I’ll set aside the irony of sending me something like that (even if the stock price did drop a lot from the initial wealth-creation of Eprise). I know that there’s countless people out there who find the idea of financial independence so compelling that they’re willing to set aside their disbelief and buy into any sort of Internet snake-oil scheme. What I bristle at is the term “entrepreneur” being applied to things like multi-level marketing. In fact, entrepreneurship and “small business” are not synonyms either.
I like Peter Drucker’s definition from Innovation and Entrepreneurship: entrepreneurship is about using the tool of innovation to exploit change. Peter wrote about this sort of thing long before the Internet became important, and I still feel his thoughts on entrepreneurship are as relevant today as they were in the 20th century.
Innovation is about creating something new — it could be a new product, a new process, a new business model, a new type of corporate culture. But it’s fundamentally about creation. It is not creation if you are simply replicating someone else’s idea (although imitation, along with a dash of innovation, is fine). It isn’t creation or innovation if you are doing multi-level-marketing, or if you’re simply implementing someone else’s idea.
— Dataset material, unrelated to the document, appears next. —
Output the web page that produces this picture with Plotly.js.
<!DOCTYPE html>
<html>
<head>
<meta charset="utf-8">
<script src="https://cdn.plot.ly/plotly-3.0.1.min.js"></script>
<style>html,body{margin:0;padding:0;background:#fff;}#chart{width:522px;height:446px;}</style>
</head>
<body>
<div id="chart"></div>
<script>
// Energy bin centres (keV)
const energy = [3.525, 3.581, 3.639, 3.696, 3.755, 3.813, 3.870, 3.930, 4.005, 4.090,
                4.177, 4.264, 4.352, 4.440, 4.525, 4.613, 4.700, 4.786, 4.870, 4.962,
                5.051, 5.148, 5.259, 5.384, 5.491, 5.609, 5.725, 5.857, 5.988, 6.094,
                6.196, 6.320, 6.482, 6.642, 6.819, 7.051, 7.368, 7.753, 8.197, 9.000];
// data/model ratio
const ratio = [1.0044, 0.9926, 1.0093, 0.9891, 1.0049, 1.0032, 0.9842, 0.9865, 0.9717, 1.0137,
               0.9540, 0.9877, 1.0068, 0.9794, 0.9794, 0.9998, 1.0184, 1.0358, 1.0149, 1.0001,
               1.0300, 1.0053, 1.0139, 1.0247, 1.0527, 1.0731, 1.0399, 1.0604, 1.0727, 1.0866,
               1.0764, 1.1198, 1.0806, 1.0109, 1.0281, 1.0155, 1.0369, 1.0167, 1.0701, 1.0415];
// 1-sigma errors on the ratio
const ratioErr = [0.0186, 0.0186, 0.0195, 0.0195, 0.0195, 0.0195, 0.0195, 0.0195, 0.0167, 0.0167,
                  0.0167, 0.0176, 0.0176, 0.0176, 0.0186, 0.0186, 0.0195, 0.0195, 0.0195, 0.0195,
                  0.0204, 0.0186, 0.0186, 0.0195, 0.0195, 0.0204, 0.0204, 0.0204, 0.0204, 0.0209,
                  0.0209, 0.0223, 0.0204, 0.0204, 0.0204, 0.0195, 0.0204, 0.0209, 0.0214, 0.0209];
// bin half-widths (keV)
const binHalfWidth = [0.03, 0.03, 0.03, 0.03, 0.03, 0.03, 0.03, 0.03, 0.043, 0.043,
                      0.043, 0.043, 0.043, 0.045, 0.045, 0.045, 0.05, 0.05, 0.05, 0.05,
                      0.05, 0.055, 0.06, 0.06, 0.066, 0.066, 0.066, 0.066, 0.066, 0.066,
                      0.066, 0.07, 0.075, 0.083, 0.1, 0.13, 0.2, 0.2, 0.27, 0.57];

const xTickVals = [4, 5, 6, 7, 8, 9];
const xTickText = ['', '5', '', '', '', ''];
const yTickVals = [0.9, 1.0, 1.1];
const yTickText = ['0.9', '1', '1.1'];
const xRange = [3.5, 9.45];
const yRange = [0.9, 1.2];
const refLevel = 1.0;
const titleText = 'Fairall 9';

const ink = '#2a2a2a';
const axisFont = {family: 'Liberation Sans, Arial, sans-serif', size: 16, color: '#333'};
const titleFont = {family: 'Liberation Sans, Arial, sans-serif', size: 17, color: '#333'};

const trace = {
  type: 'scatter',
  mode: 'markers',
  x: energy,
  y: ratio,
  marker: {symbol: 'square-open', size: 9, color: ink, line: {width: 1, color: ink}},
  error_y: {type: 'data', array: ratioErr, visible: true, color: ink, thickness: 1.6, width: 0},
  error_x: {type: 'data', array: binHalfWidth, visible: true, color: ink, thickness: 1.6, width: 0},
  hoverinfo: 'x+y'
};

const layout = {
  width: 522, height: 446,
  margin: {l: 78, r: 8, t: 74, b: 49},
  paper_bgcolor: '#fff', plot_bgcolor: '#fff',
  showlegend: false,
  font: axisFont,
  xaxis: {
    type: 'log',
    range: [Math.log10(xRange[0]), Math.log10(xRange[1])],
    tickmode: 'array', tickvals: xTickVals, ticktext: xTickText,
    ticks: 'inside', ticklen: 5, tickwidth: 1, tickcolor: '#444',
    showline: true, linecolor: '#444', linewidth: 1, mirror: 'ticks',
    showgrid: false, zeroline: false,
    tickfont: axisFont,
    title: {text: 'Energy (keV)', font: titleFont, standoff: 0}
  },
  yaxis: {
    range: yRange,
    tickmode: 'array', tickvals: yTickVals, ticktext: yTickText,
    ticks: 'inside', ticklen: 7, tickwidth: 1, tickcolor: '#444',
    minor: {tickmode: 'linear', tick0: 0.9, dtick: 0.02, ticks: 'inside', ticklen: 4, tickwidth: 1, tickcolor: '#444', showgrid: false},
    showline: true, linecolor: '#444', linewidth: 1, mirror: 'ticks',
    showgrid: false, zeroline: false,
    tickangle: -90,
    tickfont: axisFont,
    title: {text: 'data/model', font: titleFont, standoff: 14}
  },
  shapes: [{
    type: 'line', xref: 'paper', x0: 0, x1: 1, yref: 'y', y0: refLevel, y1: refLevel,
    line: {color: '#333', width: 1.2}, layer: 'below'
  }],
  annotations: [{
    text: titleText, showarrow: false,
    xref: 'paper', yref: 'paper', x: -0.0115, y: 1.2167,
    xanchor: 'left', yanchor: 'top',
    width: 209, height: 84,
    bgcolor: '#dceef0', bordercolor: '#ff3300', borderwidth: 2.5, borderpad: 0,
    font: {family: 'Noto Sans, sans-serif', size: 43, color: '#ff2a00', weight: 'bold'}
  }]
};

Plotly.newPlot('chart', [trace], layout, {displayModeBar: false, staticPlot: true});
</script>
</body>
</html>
What does it mean to exploit change? It means looking for an opportunity to solve a problem that emerges because the world is changing in some significant way. It could be a new behavior that people have adopted, a new type of pain someone is feeling, a new desire that didn’t exist before, a fluctuation in the cost of a good or service, a new distribution channel.
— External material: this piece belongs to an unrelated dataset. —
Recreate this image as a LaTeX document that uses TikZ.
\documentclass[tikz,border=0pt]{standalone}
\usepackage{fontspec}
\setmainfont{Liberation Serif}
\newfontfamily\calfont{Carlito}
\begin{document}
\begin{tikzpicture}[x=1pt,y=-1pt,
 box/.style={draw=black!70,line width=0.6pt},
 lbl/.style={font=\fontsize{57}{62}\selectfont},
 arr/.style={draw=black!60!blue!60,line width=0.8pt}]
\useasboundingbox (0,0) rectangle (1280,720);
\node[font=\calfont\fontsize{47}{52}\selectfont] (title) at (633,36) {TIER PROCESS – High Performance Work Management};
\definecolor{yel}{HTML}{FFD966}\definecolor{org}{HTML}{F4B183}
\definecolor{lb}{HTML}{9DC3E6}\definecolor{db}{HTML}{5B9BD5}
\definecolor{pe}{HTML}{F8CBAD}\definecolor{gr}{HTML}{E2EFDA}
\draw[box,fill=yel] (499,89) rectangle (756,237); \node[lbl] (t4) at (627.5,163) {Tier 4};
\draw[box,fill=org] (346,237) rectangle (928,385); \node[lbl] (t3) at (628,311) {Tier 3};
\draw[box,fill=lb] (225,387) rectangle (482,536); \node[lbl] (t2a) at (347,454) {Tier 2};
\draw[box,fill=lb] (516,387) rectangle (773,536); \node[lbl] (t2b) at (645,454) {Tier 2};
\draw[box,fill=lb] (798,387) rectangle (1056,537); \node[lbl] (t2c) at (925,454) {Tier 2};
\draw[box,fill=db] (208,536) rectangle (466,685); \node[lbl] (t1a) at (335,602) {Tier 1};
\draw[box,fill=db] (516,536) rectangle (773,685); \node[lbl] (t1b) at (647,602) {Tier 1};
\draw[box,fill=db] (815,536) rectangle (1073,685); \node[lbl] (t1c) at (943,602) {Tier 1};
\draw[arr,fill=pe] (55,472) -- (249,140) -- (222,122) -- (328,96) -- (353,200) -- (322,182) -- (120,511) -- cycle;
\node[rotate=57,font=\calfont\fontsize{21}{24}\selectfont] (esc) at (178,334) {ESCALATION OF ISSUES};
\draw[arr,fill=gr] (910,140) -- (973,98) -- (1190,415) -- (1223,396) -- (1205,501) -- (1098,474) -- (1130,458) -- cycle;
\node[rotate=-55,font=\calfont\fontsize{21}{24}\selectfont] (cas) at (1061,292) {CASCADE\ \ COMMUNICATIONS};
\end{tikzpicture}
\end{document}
If you can identify change, there’s an opportunity to add value through innovation… And what’s great about the Internet is that is is constantly changing — making it an ideal landscape for real entrepreneurship.
Here’s a challenge to anyone reading this: if you want wealth and financial independence, and you think you have the stomach to do something as crazy as being an entrepreneur, then stop reading about snake oil, and stop reading this. Instead, go out on the Internet in search of change. From the chaos or pain wrought by that change, identify problems to solve. Then figure out how to apply innovation to solve the problem. And while we’re at it: you can be an entrepreneur in an existing company — it doesn’t have to be about starting a whole new business (although that’s the usual and most unencumbered way to do it).
That’s all you need to do. The rest is details.
(Jon’s note: I knock MLM a bit in the above article, as a commenter noticed. Okay, it isn’t always inherently evil. And some of the founders of MLM companies are bona-fide entrepreneurs. But you aren’t an entrepreneur because you’re selling distributorships!)